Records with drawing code
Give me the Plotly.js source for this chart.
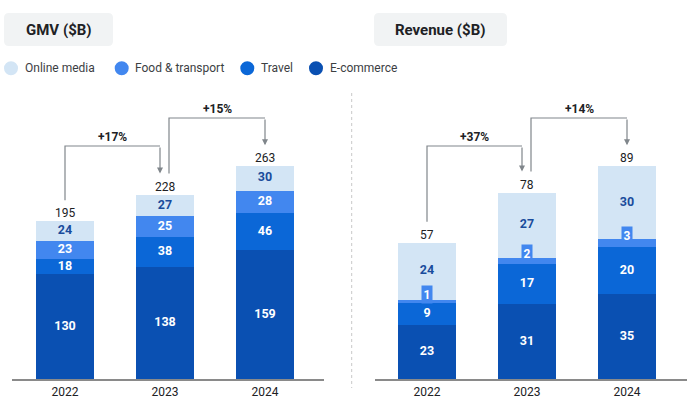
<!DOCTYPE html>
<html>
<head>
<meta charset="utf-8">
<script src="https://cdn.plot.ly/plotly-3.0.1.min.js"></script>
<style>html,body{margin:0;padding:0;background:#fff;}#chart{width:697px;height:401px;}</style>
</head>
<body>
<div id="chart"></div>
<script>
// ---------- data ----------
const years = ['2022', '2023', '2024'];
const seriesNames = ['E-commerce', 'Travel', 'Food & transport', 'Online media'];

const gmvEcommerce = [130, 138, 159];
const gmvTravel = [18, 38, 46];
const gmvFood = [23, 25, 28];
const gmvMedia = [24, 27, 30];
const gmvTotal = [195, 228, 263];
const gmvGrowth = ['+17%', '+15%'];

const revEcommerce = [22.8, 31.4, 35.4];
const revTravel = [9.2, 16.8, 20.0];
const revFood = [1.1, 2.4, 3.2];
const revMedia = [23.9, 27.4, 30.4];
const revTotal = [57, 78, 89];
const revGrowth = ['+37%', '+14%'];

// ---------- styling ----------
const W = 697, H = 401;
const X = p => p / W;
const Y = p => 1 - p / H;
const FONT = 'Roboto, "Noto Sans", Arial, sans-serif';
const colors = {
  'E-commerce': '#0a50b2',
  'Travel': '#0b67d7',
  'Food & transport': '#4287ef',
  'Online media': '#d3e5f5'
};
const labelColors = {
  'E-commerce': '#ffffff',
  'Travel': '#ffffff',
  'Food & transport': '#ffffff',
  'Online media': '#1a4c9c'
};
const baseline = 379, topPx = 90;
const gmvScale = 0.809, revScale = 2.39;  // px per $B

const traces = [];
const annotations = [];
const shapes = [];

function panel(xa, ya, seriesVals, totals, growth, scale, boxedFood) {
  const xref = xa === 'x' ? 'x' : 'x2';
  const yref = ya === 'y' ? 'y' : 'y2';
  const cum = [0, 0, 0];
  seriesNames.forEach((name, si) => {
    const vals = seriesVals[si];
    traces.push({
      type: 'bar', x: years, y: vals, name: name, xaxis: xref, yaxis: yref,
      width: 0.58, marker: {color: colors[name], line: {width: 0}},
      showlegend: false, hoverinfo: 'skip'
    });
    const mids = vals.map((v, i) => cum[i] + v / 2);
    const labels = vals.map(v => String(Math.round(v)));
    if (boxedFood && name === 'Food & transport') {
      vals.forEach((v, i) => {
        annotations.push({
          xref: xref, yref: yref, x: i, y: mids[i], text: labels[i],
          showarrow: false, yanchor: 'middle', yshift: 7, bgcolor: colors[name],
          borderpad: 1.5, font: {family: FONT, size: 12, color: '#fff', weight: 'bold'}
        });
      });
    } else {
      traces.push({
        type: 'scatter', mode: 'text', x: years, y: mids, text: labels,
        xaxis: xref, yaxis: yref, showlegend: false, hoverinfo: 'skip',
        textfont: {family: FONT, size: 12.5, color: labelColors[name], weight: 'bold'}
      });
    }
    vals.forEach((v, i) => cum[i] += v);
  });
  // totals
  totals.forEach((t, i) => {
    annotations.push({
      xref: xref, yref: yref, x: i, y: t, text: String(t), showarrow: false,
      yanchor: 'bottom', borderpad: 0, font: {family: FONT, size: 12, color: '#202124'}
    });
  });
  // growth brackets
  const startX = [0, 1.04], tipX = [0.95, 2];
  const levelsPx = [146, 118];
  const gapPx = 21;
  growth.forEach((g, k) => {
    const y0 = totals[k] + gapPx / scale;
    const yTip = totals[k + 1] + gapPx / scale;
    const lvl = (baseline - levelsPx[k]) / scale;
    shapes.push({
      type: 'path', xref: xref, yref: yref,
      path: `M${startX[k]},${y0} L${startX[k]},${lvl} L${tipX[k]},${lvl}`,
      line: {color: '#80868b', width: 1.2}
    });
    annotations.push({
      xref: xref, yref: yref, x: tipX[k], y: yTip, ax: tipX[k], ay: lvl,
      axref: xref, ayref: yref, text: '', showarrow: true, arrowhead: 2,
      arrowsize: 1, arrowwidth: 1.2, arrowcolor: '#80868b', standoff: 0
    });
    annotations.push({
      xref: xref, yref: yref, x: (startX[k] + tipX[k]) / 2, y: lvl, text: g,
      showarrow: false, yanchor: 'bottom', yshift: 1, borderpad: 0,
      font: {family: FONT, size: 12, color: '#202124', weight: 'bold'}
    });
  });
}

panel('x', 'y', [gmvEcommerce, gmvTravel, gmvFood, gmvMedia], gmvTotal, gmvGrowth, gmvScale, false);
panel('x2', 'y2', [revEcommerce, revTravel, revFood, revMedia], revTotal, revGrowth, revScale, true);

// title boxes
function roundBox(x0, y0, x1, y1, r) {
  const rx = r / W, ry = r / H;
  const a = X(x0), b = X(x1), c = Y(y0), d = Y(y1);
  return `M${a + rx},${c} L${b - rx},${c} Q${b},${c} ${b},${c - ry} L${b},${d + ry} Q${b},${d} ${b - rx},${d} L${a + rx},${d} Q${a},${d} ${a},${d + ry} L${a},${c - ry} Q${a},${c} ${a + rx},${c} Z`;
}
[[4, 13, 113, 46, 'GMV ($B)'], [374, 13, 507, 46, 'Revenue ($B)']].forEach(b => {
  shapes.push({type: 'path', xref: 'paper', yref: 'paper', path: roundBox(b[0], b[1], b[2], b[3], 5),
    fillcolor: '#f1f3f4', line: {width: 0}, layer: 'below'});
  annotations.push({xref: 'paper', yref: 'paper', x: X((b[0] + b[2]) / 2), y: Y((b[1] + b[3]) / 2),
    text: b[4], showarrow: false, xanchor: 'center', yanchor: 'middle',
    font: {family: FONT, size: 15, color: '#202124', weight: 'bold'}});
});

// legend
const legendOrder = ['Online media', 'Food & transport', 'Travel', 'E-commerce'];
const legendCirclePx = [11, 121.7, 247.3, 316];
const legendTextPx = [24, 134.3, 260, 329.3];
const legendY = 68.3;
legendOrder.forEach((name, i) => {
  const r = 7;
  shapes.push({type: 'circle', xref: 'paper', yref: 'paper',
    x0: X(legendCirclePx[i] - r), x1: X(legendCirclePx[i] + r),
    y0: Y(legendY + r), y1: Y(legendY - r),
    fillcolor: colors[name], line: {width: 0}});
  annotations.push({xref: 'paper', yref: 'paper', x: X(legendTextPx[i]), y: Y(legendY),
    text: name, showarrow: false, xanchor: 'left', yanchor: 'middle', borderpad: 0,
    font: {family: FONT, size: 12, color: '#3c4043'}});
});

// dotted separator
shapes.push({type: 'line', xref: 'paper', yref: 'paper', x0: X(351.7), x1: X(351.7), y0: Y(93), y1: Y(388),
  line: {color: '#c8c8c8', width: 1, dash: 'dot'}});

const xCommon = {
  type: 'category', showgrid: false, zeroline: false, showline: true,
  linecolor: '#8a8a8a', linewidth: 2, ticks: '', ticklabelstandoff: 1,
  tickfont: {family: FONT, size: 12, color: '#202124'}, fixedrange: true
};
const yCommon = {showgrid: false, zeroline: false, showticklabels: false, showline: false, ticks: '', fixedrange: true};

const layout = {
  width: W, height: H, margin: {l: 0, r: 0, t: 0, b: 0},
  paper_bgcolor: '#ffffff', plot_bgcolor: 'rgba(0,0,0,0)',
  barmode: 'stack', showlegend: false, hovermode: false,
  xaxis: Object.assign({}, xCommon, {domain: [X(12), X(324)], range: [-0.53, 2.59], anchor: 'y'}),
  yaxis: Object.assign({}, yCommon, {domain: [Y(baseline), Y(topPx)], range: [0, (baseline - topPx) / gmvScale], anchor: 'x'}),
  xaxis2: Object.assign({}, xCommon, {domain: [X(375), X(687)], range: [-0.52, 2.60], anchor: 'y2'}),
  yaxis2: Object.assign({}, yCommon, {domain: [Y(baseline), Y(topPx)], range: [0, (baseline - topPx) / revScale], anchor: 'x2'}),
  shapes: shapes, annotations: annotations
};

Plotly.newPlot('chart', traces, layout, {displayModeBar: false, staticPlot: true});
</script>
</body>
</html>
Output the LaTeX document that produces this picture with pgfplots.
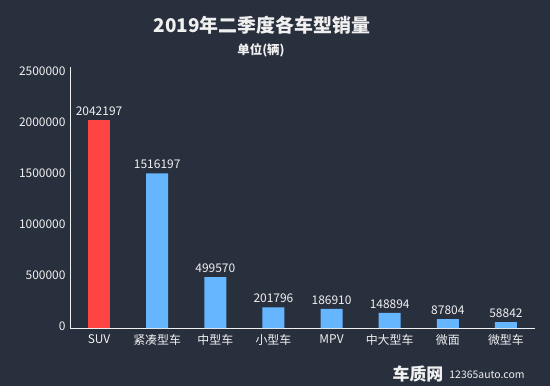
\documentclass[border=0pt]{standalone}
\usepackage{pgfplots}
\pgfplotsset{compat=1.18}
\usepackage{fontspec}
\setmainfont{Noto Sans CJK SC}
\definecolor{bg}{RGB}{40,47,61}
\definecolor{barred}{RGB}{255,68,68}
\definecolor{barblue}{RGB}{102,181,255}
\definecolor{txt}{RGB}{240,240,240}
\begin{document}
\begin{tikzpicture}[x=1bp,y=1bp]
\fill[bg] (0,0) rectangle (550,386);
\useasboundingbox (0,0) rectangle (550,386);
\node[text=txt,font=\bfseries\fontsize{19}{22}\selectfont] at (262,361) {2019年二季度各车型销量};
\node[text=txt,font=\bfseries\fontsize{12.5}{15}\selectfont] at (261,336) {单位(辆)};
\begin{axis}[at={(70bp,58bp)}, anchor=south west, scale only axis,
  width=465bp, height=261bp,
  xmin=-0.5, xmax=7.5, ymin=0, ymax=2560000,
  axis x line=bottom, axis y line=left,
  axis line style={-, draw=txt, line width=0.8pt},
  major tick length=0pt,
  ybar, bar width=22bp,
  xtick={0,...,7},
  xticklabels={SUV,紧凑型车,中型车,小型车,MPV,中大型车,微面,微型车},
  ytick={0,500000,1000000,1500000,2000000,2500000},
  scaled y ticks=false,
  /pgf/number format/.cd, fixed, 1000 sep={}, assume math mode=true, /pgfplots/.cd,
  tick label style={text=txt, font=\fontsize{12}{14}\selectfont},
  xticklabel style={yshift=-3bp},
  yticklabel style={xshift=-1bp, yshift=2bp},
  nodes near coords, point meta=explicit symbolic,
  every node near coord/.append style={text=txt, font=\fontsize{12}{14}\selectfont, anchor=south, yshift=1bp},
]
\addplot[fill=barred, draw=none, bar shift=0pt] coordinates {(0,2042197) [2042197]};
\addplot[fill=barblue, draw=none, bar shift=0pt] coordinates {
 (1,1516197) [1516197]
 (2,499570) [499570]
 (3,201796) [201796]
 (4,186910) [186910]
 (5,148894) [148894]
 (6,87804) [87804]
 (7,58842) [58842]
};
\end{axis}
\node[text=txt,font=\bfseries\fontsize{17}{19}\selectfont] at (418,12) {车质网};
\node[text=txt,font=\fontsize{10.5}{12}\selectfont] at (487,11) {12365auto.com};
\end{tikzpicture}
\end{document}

Task requirements ▸ Begin with the first line of the entries above and write out each line exactly, ending with the line containing "const shapes = [];". Leave out pictures.

Exercise output ▸
Give me the Plotly.js source for this chart.
<!DOCTYPE html>
<html>
<head>
<meta charset="utf-8">
<script src="https://cdn.plot.ly/plotly-3.0.1.min.js"></script>
<style>html,body{margin:0;padding:0;background:#fff;}#chart{width:697px;height:401px;}</style>
</head>
<body>
<div id="chart"></div>
<script>
// ---------- data ----------
const years = ['2022', '2023', '2024'];
const seriesNames = ['E-commerce', 'Travel', 'Food & transport', 'Online media'];

const gmvEcommerce = [130, 138, 159];
const gmvTravel = [18, 38, 46];
const gmvFood = [23, 25, 28];
const gmvMedia = [24, 27, 30];
const gmvTotal = [195, 228, 263];
const gmvGrowth = ['+17%', '+15%'];

const revEcommerce = [22.8, 31.4, 35.4];
const revTravel = [9.2, 16.8, 20.0];
const revFood = [1.1, 2.4, 3.2];
const revMedia = [23.9, 27.4, 30.4];
const revTotal = [57, 78, 89];
const revGrowth = ['+37%', '+14%'];

// ---------- styling ----------
const W = 697, H = 401;
const X = p => p / W;
const Y = p => 1 - p / H;
const FONT = 'Roboto, "Noto Sans", Arial, sans-serif';
const colors = {
  'E-commerce': '#0a50b2',
  'Travel': '#0b67d7',
  'Food & transport': '#4287ef',
  'Online media': '#d3e5f5'
};
const labelColors = {
  'E-commerce': '#ffffff',
  'Travel': '#ffffff',
  'Food & transport': '#ffffff',
  'Online media': '#1a4c9c'
};
const baseline = 379, topPx = 90;
const gmvScale = 0.809, revScale = 2.39;  // px per $B

const traces = [];
const annotations = [];
const shapes = [];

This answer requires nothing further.